Task brief: Extract every line of the material below and reproduce it faithfully.

◆ ◆ ◆ ◆ ◆

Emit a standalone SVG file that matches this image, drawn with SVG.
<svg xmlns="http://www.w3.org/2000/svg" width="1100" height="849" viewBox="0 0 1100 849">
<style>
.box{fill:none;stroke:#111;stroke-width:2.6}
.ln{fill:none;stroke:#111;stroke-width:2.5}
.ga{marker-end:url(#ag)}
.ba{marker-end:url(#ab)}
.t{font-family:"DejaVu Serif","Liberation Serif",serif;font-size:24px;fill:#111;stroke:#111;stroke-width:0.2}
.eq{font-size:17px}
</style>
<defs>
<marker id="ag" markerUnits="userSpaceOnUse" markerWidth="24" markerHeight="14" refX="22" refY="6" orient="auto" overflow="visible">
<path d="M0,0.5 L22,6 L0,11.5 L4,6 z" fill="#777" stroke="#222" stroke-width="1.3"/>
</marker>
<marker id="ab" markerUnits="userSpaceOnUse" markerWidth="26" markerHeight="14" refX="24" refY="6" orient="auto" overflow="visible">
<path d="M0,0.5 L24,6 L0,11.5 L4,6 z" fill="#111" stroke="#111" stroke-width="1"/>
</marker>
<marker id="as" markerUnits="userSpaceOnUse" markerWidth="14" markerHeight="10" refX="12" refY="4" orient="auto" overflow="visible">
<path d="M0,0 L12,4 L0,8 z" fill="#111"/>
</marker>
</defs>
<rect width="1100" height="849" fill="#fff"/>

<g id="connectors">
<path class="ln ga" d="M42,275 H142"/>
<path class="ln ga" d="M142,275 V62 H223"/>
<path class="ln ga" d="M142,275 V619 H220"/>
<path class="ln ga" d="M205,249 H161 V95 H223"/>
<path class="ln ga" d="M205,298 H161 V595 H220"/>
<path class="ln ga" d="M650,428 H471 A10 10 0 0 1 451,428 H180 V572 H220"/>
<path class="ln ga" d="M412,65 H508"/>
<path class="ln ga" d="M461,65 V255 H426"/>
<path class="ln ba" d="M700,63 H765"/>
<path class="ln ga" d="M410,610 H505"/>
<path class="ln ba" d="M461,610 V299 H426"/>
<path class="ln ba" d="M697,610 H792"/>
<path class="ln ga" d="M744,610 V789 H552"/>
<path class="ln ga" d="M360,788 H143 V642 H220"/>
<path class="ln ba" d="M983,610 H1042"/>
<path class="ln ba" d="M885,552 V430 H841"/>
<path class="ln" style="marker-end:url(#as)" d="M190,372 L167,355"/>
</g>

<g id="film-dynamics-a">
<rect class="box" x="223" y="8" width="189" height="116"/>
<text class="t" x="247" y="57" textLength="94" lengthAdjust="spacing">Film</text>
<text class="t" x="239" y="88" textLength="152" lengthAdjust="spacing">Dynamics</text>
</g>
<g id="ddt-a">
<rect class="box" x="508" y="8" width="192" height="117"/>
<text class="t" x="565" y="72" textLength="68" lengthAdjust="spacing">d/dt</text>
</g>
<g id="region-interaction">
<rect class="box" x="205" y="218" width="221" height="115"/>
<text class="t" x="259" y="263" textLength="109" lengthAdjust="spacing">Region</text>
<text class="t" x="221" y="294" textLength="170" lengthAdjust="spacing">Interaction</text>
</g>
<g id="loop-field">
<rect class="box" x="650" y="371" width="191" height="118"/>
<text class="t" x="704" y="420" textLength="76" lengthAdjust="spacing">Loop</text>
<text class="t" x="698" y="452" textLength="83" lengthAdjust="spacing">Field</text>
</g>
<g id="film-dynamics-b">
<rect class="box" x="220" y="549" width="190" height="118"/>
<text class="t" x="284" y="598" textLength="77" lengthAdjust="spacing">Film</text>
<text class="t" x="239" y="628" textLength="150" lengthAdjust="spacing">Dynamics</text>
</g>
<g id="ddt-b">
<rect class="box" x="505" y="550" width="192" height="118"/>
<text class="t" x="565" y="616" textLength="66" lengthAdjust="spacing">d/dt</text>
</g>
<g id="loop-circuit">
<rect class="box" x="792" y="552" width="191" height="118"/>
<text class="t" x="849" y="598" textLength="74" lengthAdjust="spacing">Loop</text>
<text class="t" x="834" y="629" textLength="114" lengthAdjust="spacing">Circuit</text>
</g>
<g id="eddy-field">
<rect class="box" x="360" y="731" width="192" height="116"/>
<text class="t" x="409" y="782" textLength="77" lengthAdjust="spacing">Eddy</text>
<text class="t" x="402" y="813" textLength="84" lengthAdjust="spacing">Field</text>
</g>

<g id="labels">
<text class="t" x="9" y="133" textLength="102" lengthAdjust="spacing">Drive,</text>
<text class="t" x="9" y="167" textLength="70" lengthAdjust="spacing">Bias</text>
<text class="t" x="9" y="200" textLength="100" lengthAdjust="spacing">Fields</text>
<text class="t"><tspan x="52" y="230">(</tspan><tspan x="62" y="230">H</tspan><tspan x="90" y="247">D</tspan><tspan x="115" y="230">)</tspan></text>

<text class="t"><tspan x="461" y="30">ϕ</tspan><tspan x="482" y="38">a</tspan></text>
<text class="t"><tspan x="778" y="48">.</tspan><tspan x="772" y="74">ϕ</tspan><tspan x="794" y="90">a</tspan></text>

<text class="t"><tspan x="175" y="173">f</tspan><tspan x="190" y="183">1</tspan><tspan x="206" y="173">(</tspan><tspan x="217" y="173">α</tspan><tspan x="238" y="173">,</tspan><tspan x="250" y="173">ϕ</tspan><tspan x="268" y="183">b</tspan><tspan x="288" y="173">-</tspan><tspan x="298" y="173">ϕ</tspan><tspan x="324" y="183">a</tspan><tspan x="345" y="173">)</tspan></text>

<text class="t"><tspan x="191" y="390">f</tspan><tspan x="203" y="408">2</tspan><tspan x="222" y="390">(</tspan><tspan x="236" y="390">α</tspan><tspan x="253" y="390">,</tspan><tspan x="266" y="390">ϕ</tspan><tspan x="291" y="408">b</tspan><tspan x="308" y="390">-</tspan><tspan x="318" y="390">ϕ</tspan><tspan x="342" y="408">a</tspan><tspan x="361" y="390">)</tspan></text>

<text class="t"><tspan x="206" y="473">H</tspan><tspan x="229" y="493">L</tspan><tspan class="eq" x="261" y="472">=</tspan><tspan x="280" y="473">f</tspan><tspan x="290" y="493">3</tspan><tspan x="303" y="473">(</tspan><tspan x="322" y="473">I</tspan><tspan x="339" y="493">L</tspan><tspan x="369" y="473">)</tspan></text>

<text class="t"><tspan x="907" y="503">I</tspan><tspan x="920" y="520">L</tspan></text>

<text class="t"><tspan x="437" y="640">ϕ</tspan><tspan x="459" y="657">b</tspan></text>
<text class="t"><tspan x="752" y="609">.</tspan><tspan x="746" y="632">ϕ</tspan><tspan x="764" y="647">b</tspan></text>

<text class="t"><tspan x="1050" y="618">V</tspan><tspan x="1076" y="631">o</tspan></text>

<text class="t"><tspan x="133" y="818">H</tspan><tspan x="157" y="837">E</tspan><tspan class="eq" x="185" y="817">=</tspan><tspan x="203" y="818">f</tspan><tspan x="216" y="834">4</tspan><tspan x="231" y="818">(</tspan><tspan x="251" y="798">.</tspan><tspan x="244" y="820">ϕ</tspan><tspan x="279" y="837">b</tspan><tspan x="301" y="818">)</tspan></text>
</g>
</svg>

◆ ◆ ◆ ◆ ◆

Expected answer:
Emit a standalone SVG file that matches this image, drawn with SVG.
<svg xmlns="http://www.w3.org/2000/svg" width="1100" height="849" viewBox="0 0 1100 849">
<style>
.box{fill:none;stroke:#111;stroke-width:2.6}
.ln{fill:none;stroke:#111;stroke-width:2.5}
.ga{marker-end:url(#ag)}
.ba{marker-end:url(#ab)}
.t{font-family:"DejaVu Serif","Liberation Serif",serif;font-size:24px;fill:#111;stroke:#111;stroke-width:0.2}
.eq{font-size:17px}
</style>
<defs>
<marker id="ag" markerUnits="userSpaceOnUse" markerWidth="24" markerHeight="14" refX="22" refY="6" orient="auto" overflow="visible">
<path d="M0,0.5 L22,6 L0,11.5 L4,6 z" fill="#777" stroke="#222" stroke-width="1.3"/>
</marker>
<marker id="ab" markerUnits="userSpaceOnUse" markerWidth="26" markerHeight="14" refX="24" refY="6" orient="auto" overflow="visible">
<path d="M0,0.5 L24,6 L0,11.5 L4,6 z" fill="#111" stroke="#111" stroke-width="1"/>
</marker>
<marker id="as" markerUnits="userSpaceOnUse" markerWidth="14" markerHeight="10" refX="12" refY="4" orient="auto" overflow="visible">
<path d="M0,0 L12,4 L0,8 z" fill="#111"/>
</marker>
</defs>
<rect width="1100" height="849" fill="#fff"/>

<g id="connectors">
<path class="ln ga" d="M42,275 H142"/>
<path class="ln ga" d="M142,275 V62 H223"/>
<path class="ln ga" d="M142,275 V619 H220"/>
<path class="ln ga" d="M205,249 H161 V95 H223"/>
<path class="ln ga" d="M205,298 H161 V595 H220"/>
<path class="ln ga" d="M650,428 H471 A10 10 0 0 1 451,428 H180 V572 H220"/>
<path class="ln ga" d="M412,65 H508"/>
<path class="ln ga" d="M461,65 V255 H426"/>
<path class="ln ba" d="M700,63 H765"/>
<path class="ln ga" d="M410,610 H505"/>
<path class="ln ba" d="M461,610 V299 H426"/>
<path class="ln ba" d="M697,610 H792"/>
<path class="ln ga" d="M744,610 V789 H552"/>
<path class="ln ga" d="M360,788 H143 V642 H220"/>
<path class="ln ba" d="M983,610 H1042"/>
<path class="ln ba" d="M885,552 V430 H841"/>
<path class="ln" style="marker-end:url(#as)" d="M190,372 L167,355"/>
</g>

<g id="film-dynamics-a">
<rect class="box" x="223" y="8" width="189" height="116"/>
<text class="t" x="247" y="57" textLength="94" lengthAdjust="spacing">Film</text>
<text class="t" x="239" y="88" textLength="152" lengthAdjust="spacing">Dynamics</text>
</g>
<g id="ddt-a">
<rect class="box" x="508" y="8" width="192" height="117"/>
<text class="t" x="565" y="72" textLength="68" lengthAdjust="spacing">d/dt</text>
</g>
<g id="region-interaction">
<rect class="box" x="205" y="218" width="221" height="115"/>
<text class="t" x="259" y="263" textLength="109" lengthAdjust="spacing">Region</text>
<text class="t" x="221" y="294" textLength="170" lengthAdjust="spacing">Interaction</text>
</g>
<g id="loop-field">
<rect class="box" x="650" y="371" width="191" height="118"/>
<text class="t" x="704" y="420" textLength="76" lengthAdjust="spacing">Loop</text>
<text class="t" x="698" y="452" textLength="83" lengthAdjust="spacing">Field</text>
</g>
<g id="film-dynamics-b">
<rect class="box" x="220" y="549" width="190" height="118"/>
<text class="t" x="284" y="598" textLength="77" lengthAdjust="spacing">Film</text>
<text class="t" x="239" y="628" textLength="150" lengthAdjust="spacing">Dynamics</text>
</g>
<g id="ddt-b">
<rect class="box" x="505" y="550" width="192" height="118"/>
<text class="t" x="565" y="616" textLength="66" lengthAdjust="spacing">d/dt</text>
</g>
<g id="loop-circuit">
<rect class="box" x="792" y="552" width="191" height="118"/>
<text class="t" x="849" y="598" textLength="74" lengthAdjust="spacing">Loop</text>
<text class="t" x="834" y="629" textLength="114" lengthAdjust="spacing">Circuit</text>
</g>
<g id="eddy-field">
<rect class="box" x="360" y="731" width="192" height="116"/>
<text class="t" x="409" y="782" textLength="77" lengthAdjust="spacing">Eddy</text>
<text class="t" x="402" y="813" textLength="84" lengthAdjust="spacing">Field</text>
</g>

<g id="labels">
<text class="t" x="9" y="133" textLength="102" lengthAdjust="spacing">Drive,</text>
<text class="t" x="9" y="167" textLength="70" lengthAdjust="spacing">Bias</text>
<text class="t" x="9" y="200" textLength="100" lengthAdjust="spacing">Fields</text>
<text class="t"><tspan x="52" y="230">(</tspan><tspan x="62" y="230">H</tspan><tspan x="90" y="247">D</tspan><tspan x="115" y="230">)</tspan></text>

<text class="t"><tspan x="461" y="30">ϕ</tspan><tspan x="482" y="38">a</tspan></text>
<text class="t"><tspan x="778" y="48">.</tspan><tspan x="772" y="74">ϕ</tspan><tspan x="794" y="90">a</tspan></text>

<text class="t"><tspan x="175" y="173">f</tspan><tspan x="190" y="183">1</tspan><tspan x="206" y="173">(</tspan><tspan x="217" y="173">α</tspan><tspan x="238" y="173">,</tspan><tspan x="250" y="173">ϕ</tspan><tspan x="268" y="183">b</tspan><tspan x="288" y="173">-</tspan><tspan x="298" y="173">ϕ</tspan><tspan x="324" y="183">a</tspan><tspan x="345" y="173">)</tspan></text>

<text class="t"><tspan x="191" y="390">f</tspan><tspan x="203" y="408">2</tspan><tspan x="222" y="390">(</tspan><tspan x="236" y="390">α</tspan><tspan x="253" y="390">,</tspan><tspan x="266" y="390">ϕ</tspan><tspan x="291" y="408">b</tspan><tspan x="308" y="390">-</tspan><tspan x="318" y="390">ϕ</tspan><tspan x="342" y="408">a</tspan><tspan x="361" y="390">)</tspan></text>

<text class="t"><tspan x="206" y="473">H</tspan><tspan x="229" y="493">L</tspan><tspan class="eq" x="261" y="472">=</tspan><tspan x="280" y="473">f</tspan><tspan x="290" y="493">3</tspan><tspan x="303" y="473">(</tspan><tspan x="322" y="473">I</tspan><tspan x="339" y="493">L</tspan><tspan x="369" y="473">)</tspan></text>

<text class="t"><tspan x="907" y="503">I</tspan><tspan x="920" y="520">L</tspan></text>

<text class="t"><tspan x="437" y="640">ϕ</tspan><tspan x="459" y="657">b</tspan></text>
<text class="t"><tspan x="752" y="609">.</tspan><tspan x="746" y="632">ϕ</tspan><tspan x="764" y="647">b</tspan></text>

<text class="t"><tspan x="1050" y="618">V</tspan><tspan x="1076" y="631">o</tspan></text>

<text class="t"><tspan x="133" y="818">H</tspan><tspan x="157" y="837">E</tspan><tspan class="eq" x="185" y="817">=</tspan><tspan x="203" y="818">f</tspan><tspan x="216" y="834">4</tspan><tspan x="231" y="818">(</tspan><tspan x="251" y="798">.</tspan><tspan x="244" y="820">ϕ</tspan><tspan x="279" y="837">b</tspan><tspan x="301" y="818">)</tspan></text>
</g>
</svg>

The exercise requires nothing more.